Keepmoat manager scoops High Sheriff Award
Mark Burley, Regional Social Value and Partnerships Manager at top 10 homebuilder Keepmoat, has been recognised for his work to help build a brighter future for prisoners at HMP Hull.
The High Sheriff Award, officially presented by the High Sheriff for the East Riding of Yorkshire, Jacky Bowes, was bestowed after community champion Mark set up a scheme to support prisoners at HMP Hull, offering them opportunities to engage in activities which benefit communities, enhance their employability and work skills, and in turn have a positive impact on their self esteem.
The scheme, coordinated by Keepmoat, in partnership with Hull City Council and Hull Citywide Consortium, aims to reduce site waste by providing old pallets to be upcycled into planters so prisoners can grow food for the local community.
Mark was the driving force behind the scheme, the first of its kind in the area, and his innovative approach was noted by the High Sheriff. On receipt of the award, Mark said: “It’s an honour that my community work has been recognised with such a prestigious accolade. Supporting local communities and people’s employability skills is a key part of my role at Keepmoat and with the Citywide Partnership.
“The project is life changing for prisoners and aims to boost their confidence and employability when they’re looking to re-enter the jobs market, especially in the construction industry. It also provides them with a sense of achievement when they see local people receiving the planters they make.”

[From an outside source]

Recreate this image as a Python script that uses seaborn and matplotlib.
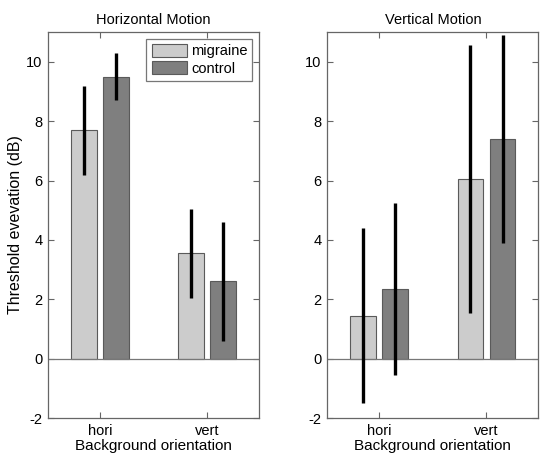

Following involvement from the prisoners, the planters are donated to EMS, a local charity in Hull that works with residents, community groups and local businesses to alleviate food and fuel poverty. The charity sets up community vegetable gardens that aim to promote a healthy lifestyle, allowing residents and families without a garden or allotment to grow their own produce.
Thomas Leech, Industries Manager at HMP Hull, added: “At HMP Hull, we’re committed to providing prisoners with meaningful employment opportunities whilst in custody, along with relevant skills and training that they will be able to use on release.
“Prisoners are learning new skills and working hard to produce planters from items that would have essentially gone to landfill. These planters are then given to people in the local community that have earned them through community credits doing things such as litter picking in the local area. The fact that prisoners are giving something back to the community creates a sense of pride and a real sense of purpose.”